- Kisoga, Mukono Location in Uganda Placement on map is approximate
- Coordinates: 00°15′10″N 32°49′02″E﻿ / ﻿0.25278°N 32.81722°E
- Country: Uganda
- Region: Central Region of Uganda
- District: Mukono District
- Municipality: Kisoga
- County: Kyaggwe
- Elevation: 3,810 ft (1,160 m)

= Kisoga, Mukono =

Kisoga is a town in Mukono District in Central Uganda.

==Location.==
It is located approximately 15 km, by road, southeast of Mukono (2014 pop. 161,996), the nearest large urban centre and the location of the district headquarters.
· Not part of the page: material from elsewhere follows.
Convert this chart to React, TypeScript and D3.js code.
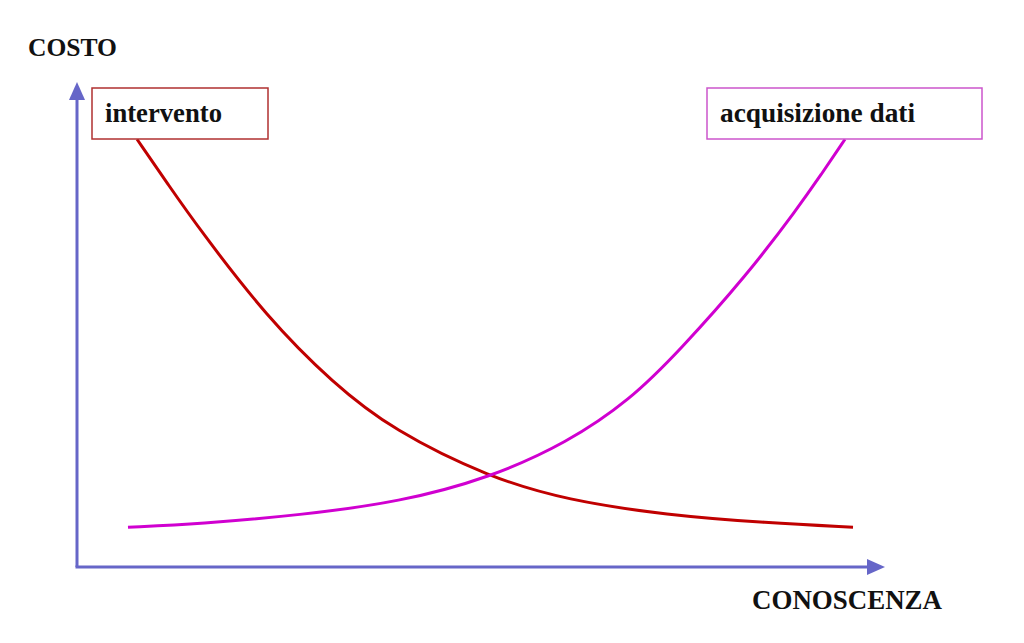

The coordinates of Kisoga are:
0°15'10.0"N, 32°49'02.0"E (Latitude:0.252778; Longitude:32.817222).

==Points of interest==
These are some of the points of interest in or near Kisoga:

- the offices of Kisoga Town Council
- Kisoga Central Market
- the Mukono–Kyetume–Katosi–Nyenga Road passes through town. At Kisoga, a southern spur measuring 12.5 km runs south to Katosi on the northern shores of Lake Victoria. The road continues east for another 55 km to the New Jinja Bridge at Njeru.